* begin Available data *

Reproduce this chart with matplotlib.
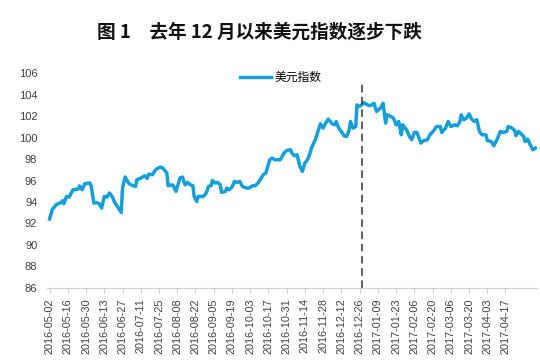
import matplotlib
matplotlib.use("Agg")
import matplotlib.pyplot as plt
import pandas as pd

plt.rcParams['font.family'] = ['Liberation Sans', 'DejaVu Sans']

title = "图 1　去年 12 月以来美元指数逐步下跌"
series_name = "美元指数"

dates = [
    "2016-05-02", "2016-05-04", "2016-05-07", "2016-05-11", "2016-05-12", "2016-05-13", "2016-05-15",
    "2016-05-17", "2016-05-20", "2016-05-24", "2016-05-25", "2016-05-27", "2016-05-29",
    "2016-06-02", "2016-06-03", "2016-06-05", "2016-06-07", "2016-06-09", "2016-06-11", "2016-06-13",
    "2016-06-15", "2016-06-17", "2016-06-19", "2016-06-21", "2016-06-23", "2016-06-26", "2016-06-27",
    "2016-06-29",
    "2016-07-02", "2016-07-05", "2016-07-07", "2016-07-08", "2016-07-11", "2016-07-14", "2016-07-16",
    "2016-07-17", "2016-07-20", "2016-07-22", "2016-07-23", "2016-07-26", "2016-07-28", "2016-07-31",
    "2016-08-01", "2016-08-04", "2016-08-05", "2016-08-07", "2016-08-09", "2016-08-10", "2016-08-12",
    "2016-08-14", "2016-08-16", "2016-08-18", "2016-08-20", "2016-08-21", "2016-08-23", "2016-08-24",
    "2016-08-28", "2016-08-30",
    "2016-09-01", "2016-09-03", "2016-09-04", "2016-09-06", "2016-09-08", "2016-09-10", "2016-09-11",
    "2016-09-14", "2016-09-15", "2016-09-17", "2016-09-19", "2016-09-21", "2016-09-23", "2016-09-25",
    "2016-09-27", "2016-09-30",
    "2016-10-02", "2016-10-05", "2016-10-07", "2016-10-09", "2016-10-11", "2016-10-13", "2016-10-15",
    "2016-10-18", "2016-10-20", "2016-10-22", "2016-10-26", "2016-10-29", "2016-10-31",
    "2016-11-03", "2016-11-04", "2016-11-06", "2016-11-08", "2016-11-10", "2016-11-12", "2016-11-14",
    "2016-11-16", "2016-11-18", "2016-11-19", "2016-11-22", "2016-11-24", "2016-11-26", "2016-11-28",
    "2016-11-30",
    "2016-12-02", "2016-12-05", "2016-12-07", "2016-12-08", "2016-12-10", "2016-12-12", "2016-12-14",
    "2016-12-16", "2016-12-18", "2016-12-19", "2016-12-20", "2016-12-21", "2016-12-23", "2016-12-24",
    "2016-12-25", "2016-12-27", "2016-12-29",
    "2017-01-01", "2017-01-03", "2017-01-06", "2017-01-08", "2017-01-11", "2017-01-13", "2017-01-15",
    "2017-01-16", "2017-01-19", "2017-01-21", "2017-01-23", "2017-01-25", "2017-01-27", "2017-01-28",
    "2017-01-31",
    "2017-02-02", "2017-02-04", "2017-02-06", "2017-02-08", "2017-02-11", "2017-02-13", "2017-02-16",
    "2017-02-18", "2017-02-21", "2017-02-23", "2017-02-26", "2017-02-27",
    "2017-03-02", "2017-03-04", "2017-03-06", "2017-03-09", "2017-03-11", "2017-03-13", "2017-03-14",
    "2017-03-16", "2017-03-18", "2017-03-20", "2017-03-22", "2017-03-24", "2017-03-26", "2017-03-28",
    "2017-03-30",
    "2017-04-02", "2017-04-03", "2017-04-06", "2017-04-08", "2017-04-11", "2017-04-13", "2017-04-15",
    "2017-04-18", "2017-04-19", "2017-04-22", "2017-04-24", "2017-04-25", "2017-04-27", "2017-04-29",
    "2017-05-01", "2017-05-02", "2017-05-04", "2017-05-06", "2017-05-08", "2017-05-10",
]

dxy = [
    92.42, 93.28, 93.75, 93.96, 94.12, 93.84, 94.52,
    94.46, 95.14, 95.20, 95.50, 95.14, 95.70,
    95.77, 95.45, 93.90, 93.96, 93.84, 93.44, 94.52,
    94.46, 94.84, 94.52, 93.96, 93.59, 93.03, 95.30,
    96.33,
    95.70, 95.52, 95.45, 96.07, 96.23, 96.45, 96.20,
    96.60, 96.54, 96.94, 97.07, 97.26, 97.16, 96.70,
    95.52, 95.60, 95.52, 95.00, 95.77, 96.23, 96.33,
    95.60, 95.83, 95.60, 95.52, 94.52, 94.05, 94.52,
    94.52, 94.77,
    95.45, 95.52, 96.00, 95.77, 95.83, 95.60, 94.90,
    94.98, 95.30, 95.14, 95.39, 95.92, 95.83, 95.92,
    95.45, 95.30,
    95.30, 95.52, 95.52, 95.77, 96.14, 96.54, 96.70,
    97.93, 98.09, 97.93, 97.93, 98.56, 98.80,
    98.87, 98.56, 98.30, 98.40, 97.38, 96.85, 97.63,
    97.93, 98.56, 99.02, 99.80, 100.57, 101.28, 100.88,
    101.35,
    101.72, 101.28, 101.19, 101.50, 100.88, 100.57, 100.17,
    100.10, 100.73, 101.50, 101.19, 100.88, 101.03, 103.05,
    102.90, 102.96, 103.27,
    103.05, 102.96, 103.20, 102.43, 102.74, 103.20, 101.35,
    102.12, 101.96, 101.81, 101.19, 101.50, 100.26, 101.19,
    100.73,
    100.17, 99.80, 100.48, 100.48, 99.49, 99.70, 99.80,
    100.26, 100.66, 101.03, 101.03, 100.48,
    100.88, 101.50, 101.03, 101.19, 101.10, 101.50, 102.12,
    101.66, 101.81, 102.21, 101.72, 101.50, 101.66, 100.57,
    100.26,
    100.26, 99.73, 99.63, 99.24, 99.95, 100.57, 100.48,
    100.57, 101.03, 100.88, 100.66, 100.17, 100.57, 100.35,
    100.10, 99.63, 99.86, 99.33, 98.87, 99.02,
]

tick_labels = [
    "2016-05-02", "2016-05-16", "2016-05-30", "2016-06-13", "2016-06-27", "2016-07-11",
    "2016-07-25", "2016-08-08", "2016-08-22", "2016-09-05", "2016-09-19", "2016-10-03",
    "2016-10-17", "2016-10-31", "2016-11-14", "2016-11-28", "2016-12-12", "2016-12-26",
    "2017-01-09", "2017-01-23", "2017-02-06", "2017-02-20", "2017-03-06", "2017-03-20",
    "2017-04-03", "2017-04-17",
]
y_ticks = [86, 88, 90, 92, 94, 96, 98, 100, 102, 104, 106]
marker_date = "2016-12-28"
marker_top = 105.1

x = pd.to_datetime(dates)
xt = pd.to_datetime(tick_labels)

fig = plt.figure(figsize=(5.4, 3.64), dpi=100)
ax = fig.add_axes([0.087, 0.209, 0.907, 0.590])

line_color = '#159fd9'
ln, = ax.plot(x, dxy, color=line_color, lw=2.5, solid_joinstyle='round', label=series_name)
ax.plot(pd.to_datetime([marker_date, marker_date]), [86, marker_top],
        color='#333333', lw=1.1, ls=(0, (5, 3)))

ax.set_ylim(86, 106)
ax.set_yticks(y_ticks)
ax.set_xlim(pd.Timestamp("2016-04-30"), pd.Timestamp("2017-05-11"))
ax.set_xticks(xt)
ax.set_xticklabels(tick_labels, rotation=90)

for s in ['top', 'right', 'left']:
    ax.spines[s].set_visible(False)
ax.spines['bottom'].set_color('#d0d0d0')
ax.spines['bottom'].set_linewidth(0.8)

ax.tick_params(axis='y', length=0, pad=7, labelsize=8, labelcolor='#404040')
ax.tick_params(axis='x', length=3.5, width=0.8, color='#d0d0d0', pad=4,
               labelsize=7.8, labelcolor='#404040', direction='out')

fig.text(0.481, 0.913, title, ha='center', va='center', fontsize=13.4,
         fontweight='bold', family=['Noto Sans CJK SC', 'DejaVu Sans'], color='#111111')

fig.legend(handles=[ln], loc='center', bbox_to_anchor=(0.52, 0.788), frameon=False,
           handlelength=2.6, handletextpad=0.3,
           prop={'family': ['Noto Sans CJK SC', 'DejaVu Sans'], 'size': 8.5})

fig.savefig("out.png", dpi=100, facecolor='white')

* end Available data *

What to do: Scan the data above and copy every line with "matplotlib" in it.

Output:
Reproduce this chart with matplotlib.
import matplotlib
matplotlib.use("Agg")
import matplotlib.pyplot as plt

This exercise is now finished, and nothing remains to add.